Proposed jail expansion draws protests
Advocates urge funding go toward community-based alternatives instead of jails
Black Lives Matter, JusticeLA spearhead jail expansion protest aimed at County Board of Supervisors
LOS ANGELES — Black Lives Matter, JusticeLA, and a coalition of organizations working with communities directly impacted by incarceration in Los Angeles County staged a protest, Tues., Sept. 26, outside the Kenneth Hahn Hall of Administration to urge L.A. supervisors to oppose spending $3.5 billion on jail expansion and support re-investment back into the community. The protest occurred prior to the supervisor’s meeting at 9 a.m.
In addition, a motion was presented to the supervisors urging a moratorium on jail construction. The county supervisors plan to build a 3,885-bed replacement for the downtown Men’s Central Jail and renovate the now-vacant Mira Loma Detention Center into a 1,600-bed women’s facility in Lancaster, Calif., — replacing the Lynwood, Calif. facility.
In L.A. County, 40 percent of female inmates are Latino while 32 percent are Black. The population in the men’s facilities is currently 50 percent Latino and 30 percent Black. While Black people make up less than 9 percent of the population in the county, the demographic comprises one-third of the county jail population.
The most impacted districts in the county are Districts 1 and 2, represented by Supervisors Hilda Solis and Mark Ridley-Thomas, respectively and encompassing the larger areas of East L.A. and South L.A. — neighborhoods that are predominantly low-income/working class, migrant, Black and Latino. More than half of those imprisoned have not been convicted of a crime and cannot afford bail.
There are plans to build a new mental health jail with an inadequate amount of health care workers. JusticeLA believes this will directly endanger communities of color who do not have access to low-cost, quality mental health care in Los Angeles, yet who appear to be targeted by policing and incarceration. According to L.A. County District Atty. Jackie Lacey, there are approximately 3,000 people in L.A. jails suffering from mental illness.
“I believe that the County Board of Supervisors should have a commission to study alternatives to jails,” said Patrisse Cullors, with JusticeLA and co-founder of Black Lives Matter. “With $3.5 billion we could support people who are [homeless] and getting them homes. We could support children who have little access to getting healthy food. I’m a lover of life and I deeply believe in humanity’s ability to do better than we’re currently doing.”

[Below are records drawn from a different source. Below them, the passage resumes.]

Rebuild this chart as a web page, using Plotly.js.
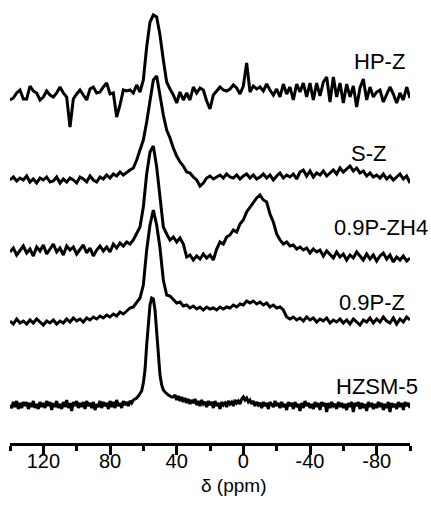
<!DOCTYPE html>
<html>
<head>
<meta charset="utf-8">
<script src="https://cdn.plot.ly/plotly-3.0.1.min.js"></script>
<style>html,body{margin:0;padding:0;background:#fff;}#chart{width:431px;height:505px;}</style>
</head>
<body>
<div id="chart"></div>
<script>
// chemical shift grid (ppm), 2 ppm step
const ppm = [
140,138,136,134,132, 130,128,126,124,122, 120,118,116,114,112, 110,108,106,104,102,
100,98,96,94,92, 90,88,86,84,82, 80,78,76,74,72, 70,68,66,64,62,
60,58,56,54,52, 50,48,46,44,42, 40,38,36,34,32, 30,28,26,24,22,
20,18,16,14,12, 10,8,6,4,2, 0,-2,-4,-6,-8, -10,-12,-14,-16,-18,
-20,-22,-24,-26,-28, -30,-32,-34,-36,-38, -40,-42,-44,-46,-48, -50,-52,-54,-56,-58,
-60,-62,-64,-66,-68, -70,-72,-74,-76,-78, -80,-82,-84,-86,-88, -90,-92,-94,-96,-98,
-100];

// chemical shift grid (ppm), 1 ppm step (HZSM-5)
const ppmFine = [
140,139,138,137,136,135,134,133,132,131, 130,129,128,127,126,125,124,123,122,121,
120,119,118,117,116,115,114,113,112,111, 110,109,108,107,106,105,104,103,102,101,
100,99,98,97,96,95,94,93,92,91, 90,89,88,87,86,85,84,83,82,81,
80,79,78,77,76,75,74,73,72,71, 70,69,68,67,66,65,64,63,62,61,
60,59,58,57,56,55,54,53,52,51, 50,49,48,47,46,45,44,43,42,41,
40,39,38,37,36,35,34,33,32,31, 30,29,28,27,26,25,24,23,22,21,
20,19,18,17,16,15,14,13,12,11, 10,9,8,7,6,5,4,3,2,1,
0,-1,-2,-3,-4,-5,-6,-7,-8,-9, -10,-11,-12,-13,-14,-15,-16,-17,-18,-19,
-20,-21,-22,-23,-24,-25,-26,-27,-28,-29, -30,-31,-32,-33,-34,-35,-36,-37,-38,-39,
-40,-41,-42,-43,-44,-45,-46,-47,-48,-49, -50,-51,-52,-53,-54,-55,-56,-57,-58,-59,
-60,-61,-62,-63,-64,-65,-66,-67,-68,-69, -70,-71,-72,-73,-74,-75,-76,-77,-78,-79,
-80,-81,-82,-83,-84,-85,-86,-87,-88,-89, -90,-91,-92,-93,-94,-95,-96,-97,-98,-99,
-100];

const tickValues = [120, 80, 40, 0, -40, -80];
const tickLabels = ["120", "80", "40", "0", "-40", "-80"];
const axisTitle = "δ (ppm)";

const sampleNames = ["HP-Z", "S-Z", "0.9P-ZH4", "0.9P-Z", "HZSM-5"];
const stackOffsets = [346, 263, 191, 123, 38];

const hpZ = [
-3,-1,4,7,-2, -2,11,6,4,-3, 0,6,2,0,4, 10,4,0,-30,-2,
3,7,2,-3,8, 10,4,5,10,14, 3,4,-20,-8,7, 6,7,4,12,5,
17,50,75,82,80, 62,37,15,8,2, -6,5,-3,4,-3, 10,4,9,7,-4,
-12,2,6,10,7, 6,8,12,9,3, 11,34,5,11,8, 10,6,13,7,2,
8,0,13,3,10, -3,13,5,14,0, 14,-3,14,1,15, 20,-5,20,0,14,
-6,13,0,11,-10, 9,18,-3,10,0, 5,7,-5,3,10, 3,-6,4,-3,10,
-1];

const sZ = [
0,3,-1,2,0, 4,-2,1,-3,2, 0,3,-2,-1,3, -3,1,-2,2,0,
-3,3,1,-2,4, 0,-2,3,1,5, 2,6,4,8,5, 8,10,12,20,30,
40,58,80,100,104, 82,65,50,42,32, 24,18,14,8,7, 3,0,-6,-3,2,
4,1,3,5,2, 6,3,2,5,1, 4,6,2,5,1, 3,6,2,5,0,
4,7,2,5,3, 6,1,8,10,4, 9,3,7,5,9, 4,7,10,6,12,
8,11,14,9,12, 7,9,4,7,3, 5,2,6,1,4, 0,3,6,1,4,
-3];

const p09ZH4 = [
0,4,-3,2,6, -1,3,-4,5,1, 7,-2,3,8,0, 4,-3,6,2,5,
-2,3,7,-1,4, -4,2,6,1,5, 0,8,4,9,6, 10,8,12,18,25,
45,78,100,106,85, 52,25,18,12,15, 10,14,8,-5,-3, -8,-4,-7,-2,-6,
-3,-8,3,10,8, 15,17,22,20,28, 32,40,45,50,54, 57,52,50,38,30,
18,12,8,10,6, 7,3,5,2,4, -1,3,0,2,-4, 1,-3,-6,0,-5,
-2,-8,-3,-6,0, -4,-8,-2,-7,-3, -9,-4,-1,-7,-3, -10,-5,-8,-4,-9,
-6];

const p09Z = [
-1,-4,1,-3,-1, -4,0,-3,1,-2, -5,-1,-3,0,-4, -1,-3,1,-2,2,
-1,1,-2,2,0, 3,1,4,2,5, 3,6,4,8,6, 9,12,13,17,22,
35,70,95,110,95, 72,40,25,24,20, 17,18,14,15,12, 14,11,13,10,13,
11,12,10,13,11, 13,12,15,13,16, 15,19,17,19,16, 18,15,17,13,15,
12,13,10,3,1, 3,0,2,-1,3, 0,2,-2,1,-1, 2,-3,0,-2,1,
-3,0,-4,1,-2, -5,0,-2,2,-3, 1,-2,3,-1,-3, 2,-4,1,-2,3,
0];

const hzsm5 = [
0,-3,3,-2,4,-4,2,-3,3,-1, 3,-4,2,-2,4,-3,1,-4,3,-2,
2,-3,4,-1,3,-5,2,-2,4,-3, 1,-4,3,-2,5,-3,2,-6,3,-1,
4,-3,2,-2,3,-4,4,-1,2,-3, 3,-5,1,-2,4,-3,3,-1,2,-4,
4,-2,3,-3,5,-1,2,-3,4,0, 3,-1,4,2,5,6,7,9,11,14,
22,35,60,85,100,107,106,95,75,50, 30,20,15,13,11,10,9,8,8,10,
5,9,4,8,3,7,2,6,1,5, 2,6,0,4,-1,5,1,3,-2,4,
0,3,-3,4,-1,2,-4,3,0,2, -2,4,1,3,-1,5,2,4,1,6,
8,5,7,3,5,1,4,-1,3,0, 2,-3,3,-1,2,-4,3,0,-2,4,
-1,2,-3,3,-2,1,-5,3,-1,2, -4,3,-2,1,-6,2,-3,4,-1,2,
-3,1,-4,3,-2,2,-5,3,-1,2, -7,2,-3,3,-1,1,-4,3,-2,2,
-3,1,-5,2,-2,3,-7,2,-1,3, -4,2,-3,1,-6,3,-2,2,-4,1,
-3,3,-2,2,-5,1,-3,3,-7,2, -2,1,-4,3,-2,2,-5,3,-1,2,
-3];

const series = [hpZ, sZ, p09ZH4, p09Z, hzsm5];
const xGrids = [ppm, ppm, ppm, ppm, ppmFine];

const FONT = "Arial, 'Liberation Sans', Helvetica, sans-serif";

const traces = series.map((s, i) => ({
  x: xGrids[i],
  y: s.map(v => v + stackOffsets[i]),
  type: 'scatter',
  mode: 'lines',
  name: sampleNames[i],
  line: {color: '#000', width: 3},
  hoverinfo: 'skip'
}));

const labelPos = [
  {x: 0.9925, y: 0.870},
  {x: 0.945, y: 0.660},
  {x: 1.05, y: 0.491},
  {x: 0.9925, y: 0.320},
  {x: 1.025, y: 0.128}
];

const annotations = sampleNames.map((n, i) => ({
  text: n, xref: 'paper', yref: 'paper',
  x: labelPos[i].x, y: labelPos[i].y,
  xanchor: 'right', yanchor: 'middle', showarrow: false,
  font: {family: FONT, size: 22, color: '#000'}
}));
annotations.push({
  text: axisTitle, xref: 'paper', yref: 'paper',
  x: 0.5575, y: -0.098, xanchor: 'center', yanchor: 'middle', showarrow: false,
  font: {family: FONT, size: 19, color: '#000'}
});

const layout = {
  width: 431, height: 505,
  margin: {l: 10, r: 21, t: 5, b: 62},
  paper_bgcolor: '#fff', plot_bgcolor: '#fff',
  showlegend: false,
  font: {family: FONT, color: '#000'},
  xaxis: {
    range: [140, -100], autorange: false,
    showline: true, linecolor: '#000', linewidth: 3,
    ticks: 'outside', ticklen: 9, tickwidth: 3, tickcolor: '#000',
    tickmode: 'array', tickvals: tickValues, ticktext: tickLabels,
    ticklabelstandoff: -11,
    minor: {ticks: 'outside', tick0: 0, dtick: 20, ticklen: 5, tickwidth: 3, tickcolor: '#000', showgrid: false},
    showgrid: false, zeroline: false,
    tickfont: {family: FONT, size: 20, color: '#000'}
  },
  yaxis: {visible: false, range: [0, 438], autorange: false, fixedrange: true, showgrid: false, zeroline: false},
  annotations: annotations
};

Plotly.newPlot('chart', traces, layout, {displayModeBar: false, staticPlot: true});
</script>
</body>
</html>
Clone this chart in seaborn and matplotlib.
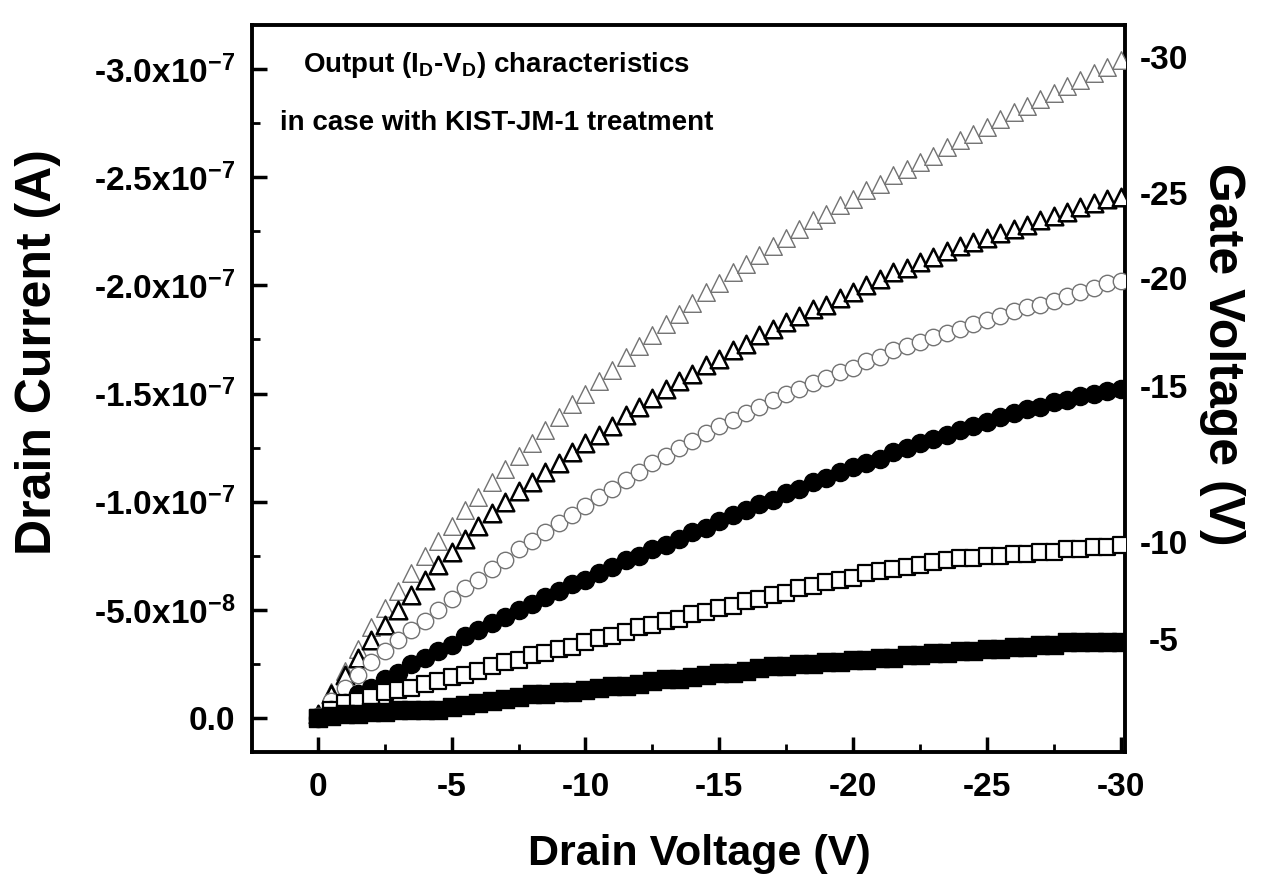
import matplotlib
matplotlib.use("Agg")
import matplotlib.pyplot as plt
import pandas as pd
import seaborn as sns
from matplotlib.ticker import FixedLocator, MultipleLocator

# drain voltage sweep (V)
drain_v = [0, -0.5, -1, -1.5, -2, -2.5, -3, -3.5, -4, -4.5, -5, -5.5, -6, -6.5, -7, -7.5,
           -8, -8.5, -9, -9.5, -10, -10.5, -11, -11.5, -12, -12.5, -13, -13.5, -14, -14.5,
           -15, -15.5, -16, -16.5, -17, -17.5, -18, -18.5, -19, -19.5, -20, -20.5, -21, -21.5,
           -22, -22.5, -23, -23.5, -24, -24.5, -25, -25.5, -26, -26.5, -27, -27.5, -28, -28.5,
           -29, -29.5, -30]

# drain current, in units of 1e-7 A (sign kept negative)
id_vg30 = [0.02, 0.12, 0.22, 0.32, 0.42, 0.51, 0.59, 0.67, 0.75, 0.82, 0.89, 0.96, 1.02, 1.09, 1.15, 1.21,
           1.27, 1.33, 1.39, 1.45, 1.50, 1.56, 1.61, 1.67, 1.72, 1.77, 1.82, 1.87, 1.92, 1.97,
           2.01, 2.06, 2.10, 2.14, 2.18, 2.22, 2.26, 2.30, 2.33, 2.37, 2.40, 2.44, 2.47, 2.51,
           2.54, 2.57, 2.60, 2.64, 2.67, 2.70, 2.73, 2.77, 2.80, 2.83, 2.86, 2.89, 2.92, 2.95,
           2.98, 3.01, 3.04]
id_vg25 = [0.02, 0.11, 0.20, 0.28, 0.36, 0.43, 0.50, 0.57, 0.64, 0.71, 0.77, 0.83, 0.89, 0.95, 1.00, 1.05,
           1.09, 1.14, 1.18, 1.23, 1.27, 1.31, 1.35, 1.40, 1.44, 1.48, 1.52, 1.56, 1.59, 1.63,
           1.66, 1.70, 1.73, 1.77, 1.80, 1.83, 1.86, 1.89, 1.91, 1.94, 1.97, 2.00, 2.03, 2.06,
           2.08, 2.11, 2.13, 2.16, 2.18, 2.20, 2.22, 2.24, 2.26, 2.28, 2.30, 2.32, 2.34, 2.36,
           2.38, 2.40, 2.41]
id_vg20 = [0.01, 0.08, 0.14, 0.20, 0.26, 0.31, 0.36, 0.41, 0.45, 0.50, 0.55, 0.60, 0.64, 0.69, 0.73, 0.78,
           0.82, 0.86, 0.90, 0.94, 0.98, 1.02, 1.06, 1.10, 1.14, 1.18, 1.21, 1.25, 1.28, 1.32,
           1.35, 1.38, 1.41, 1.44, 1.47, 1.50, 1.52, 1.55, 1.57, 1.60, 1.62, 1.65, 1.67, 1.70,
           1.72, 1.74, 1.76, 1.78, 1.80, 1.82, 1.84, 1.86, 1.88, 1.90, 1.91, 1.93, 1.95, 1.97,
           1.99, 2.01, 2.02]
id_vg15 = [0.00, 0.04, 0.07, 0.11, 0.14, 0.18, 0.21, 0.25, 0.28, 0.31, 0.34, 0.38, 0.41, 0.44, 0.47, 0.50,
           0.53, 0.56, 0.59, 0.62, 0.64, 0.67, 0.70, 0.73, 0.75, 0.78, 0.80, 0.83, 0.86, 0.88,
           0.91, 0.94, 0.96, 0.99, 1.01, 1.04, 1.06, 1.09, 1.11, 1.14, 1.16, 1.18, 1.20, 1.23,
           1.25, 1.27, 1.29, 1.31, 1.33, 1.35, 1.37, 1.39, 1.41, 1.43, 1.44, 1.46, 1.47, 1.49,
           1.50, 1.51, 1.52]
id_vg10 = [0.00, 0.04, 0.07, 0.08, 0.10, 0.12, 0.13, 0.14, 0.16, 0.17, 0.19, 0.20, 0.22, 0.24, 0.26, 0.27,
           0.29, 0.30, 0.32, 0.33, 0.35, 0.37, 0.38, 0.40, 0.42, 0.43, 0.45, 0.46, 0.48, 0.49,
           0.51, 0.52, 0.54, 0.55, 0.57, 0.58, 0.60, 0.61, 0.63, 0.64, 0.65, 0.67, 0.68, 0.69,
           0.70, 0.71, 0.72, 0.73, 0.74, 0.74, 0.75, 0.75, 0.76, 0.76, 0.77, 0.77, 0.78, 0.78,
           0.79, 0.79, 0.80]
id_vg5 = [0.00, 0.01, 0.02, 0.02, 0.03, 0.03, 0.04, 0.04, 0.04, 0.04, 0.05, 0.06, 0.07, 0.08, 0.09, 0.10,
          0.11, 0.11, 0.12, 0.12, 0.13, 0.14, 0.15, 0.15, 0.16, 0.17, 0.18, 0.18, 0.19, 0.20,
          0.21, 0.21, 0.22, 0.23, 0.24, 0.24, 0.25, 0.25, 0.26, 0.26, 0.27, 0.27, 0.28, 0.28,
          0.29, 0.29, 0.30, 0.30, 0.31, 0.31, 0.32, 0.32, 0.33, 0.33, 0.34, 0.34, 0.35, 0.35,
          0.35, 0.35, 0.35]

gate_labels = ['-30', '-25', '-20', '-15', '-10', '-5']
currents = [id_vg30, id_vg25, id_vg20, id_vg15, id_vg10, id_vg5]

y_ticks = [0.0, -0.5e-7, -1.0e-7, -1.5e-7, -2.0e-7, -2.5e-7, -3.0e-7]
y_ticklabels = ['0.0', r'-5.0x10$^{\mathbf{-8}}$', r'-1.0x10$^{\mathbf{-7}}$', r'-1.5x10$^{\mathbf{-7}}$',
                r'-2.0x10$^{\mathbf{-7}}$', r'-2.5x10$^{\mathbf{-7}}$', r'-3.0x10$^{\mathbf{-7}}$']
x_ticks = [0, -5, -10, -15, -20, -25, -30]

rows = []
for vg, cur in zip(gate_labels, currents):
    for v, i in zip(drain_v, cur):
        rows.append({'vd': v, 'id': -i * 1e-7, 'vg': vg})
df = pd.DataFrame(rows)

sns.set_style('ticks')
plt.rcParams['font.family'] = ['Liberation Sans', 'DejaVu Sans']
plt.rcParams['font.weight'] = 'bold'
plt.rcParams['text.color'] = 'black'
plt.rcParams['axes.labelcolor'] = 'black'
plt.rcParams['xtick.color'] = 'black'
plt.rcParams['ytick.color'] = 'black'
plt.rcParams['mathtext.fontset'] = 'custom'
plt.rcParams['mathtext.rm'] = 'Liberation Sans:bold'
plt.rcParams['mathtext.bf'] = 'Liberation Sans:bold'
plt.rcParams['mathtext.it'] = 'Liberation Sans:bold'

# marker style per gate voltage: (marker, face, edge, lw, size)
styles = {
    '-30': ('^', 'white', '0.45', 1.0, 160),
    '-25': ('^', 'white', 'black', 1.8, 160),
    '-20': ('o', 'white', '0.45', 1.0, 140),
    '-15': ('o', 'black', 'black', 1.0, 170),
    '-10': ('s', 'white', 'black', 1.6, 130),
    '-5': ('s', 'black', 'black', 1.0, 160),
}

fig = plt.figure(figsize=(12.65, 8.86), dpi=100)
ax = fig.add_axes([0.199, 0.151, 0.690, 0.821])

for vg in gate_labels:
    m, fc, ec, lw, s = styles[vg]
    sub = df[df.vg == vg]
    sns.scatterplot(data=sub, x='vd', y='id', marker=m, s=s, color=fc,
                    edgecolor=ec, linewidth=lw, ax=ax, legend=False, zorder=3)

ax.set_xlim(2.47, -30.15)
ax.set_ylim(0.157e-7, -3.204e-7)

ax.xaxis.set_major_locator(FixedLocator(x_ticks))
ax.set_xticklabels([str(t) for t in x_ticks])
ax.xaxis.set_minor_locator(MultipleLocator(2.5))
ax.yaxis.set_major_locator(FixedLocator(y_ticks))
ax.set_yticklabels(y_ticklabels)
ax.yaxis.set_minor_locator(MultipleLocator(0.25e-7))

ax.tick_params(axis='both', which='major', direction='in', length=11, width=2.5,
               labelsize=24, top=False, right=False)
ax.tick_params(axis='both', which='minor', direction='in', length=6, width=2,
               top=False, right=False)
ax.tick_params(axis='x', which='major', pad=14)
ax.tick_params(axis='y', which='major', pad=12)
for lab in ax.get_xticklabels() + ax.get_yticklabels():
    lab.set_fontweight('bold')

for sp in ax.spines.values():
    sp.set_linewidth(2.8)
    sp.set_color('black')

ax.set_xlabel('')
ax.set_ylabel('')

# curve labels on the right (gate voltage)
for vg, cur in zip(gate_labels, currents):
    ax.text(1.045, -cur[-1] * 1e-7, vg, transform=ax.get_yaxis_transform(),
            ha='center', va='center', fontsize=24, fontweight='bold')

ax.text(0.281, 0.945, r'Output (I$_{\mathbf{D}}$-V$_{\mathbf{D}}$) characteristics',
        transform=ax.transAxes, ha='center', va='center', fontsize=20, fontweight='bold')
ax.text(0.281, 0.865, 'in case with KIST-JM-1 treatment',
        transform=ax.transAxes, ha='center', va='center', fontsize=20, fontweight='bold')

fig.text(0.553, 0.036, 'Drain Voltage (V)', ha='center', va='center',
         fontsize=31, fontweight='bold')
fig.text(0.030, 0.603, 'Drain Current (A)', ha='center', va='center', rotation=90,
         fontsize=36, fontweight='bold')
fig.text(0.966, 0.60, 'Gate Voltage (V)', ha='center', va='center', rotation=270,
         fontsize=36, fontweight='bold')

fig.savefig('out.png', dpi=100, facecolor='white')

JusticeLA is advocating for AB 109 realignment funding to go into community- based alternatives and not jails to address the communities with the highest rates of imprisonment. Those communities tend to be primarily poor and working class communities of color that are also disproportionately high in unemployment, home foreclosures, school cutbacks, inadequate access to healthcare and lower-than- average life expectancies.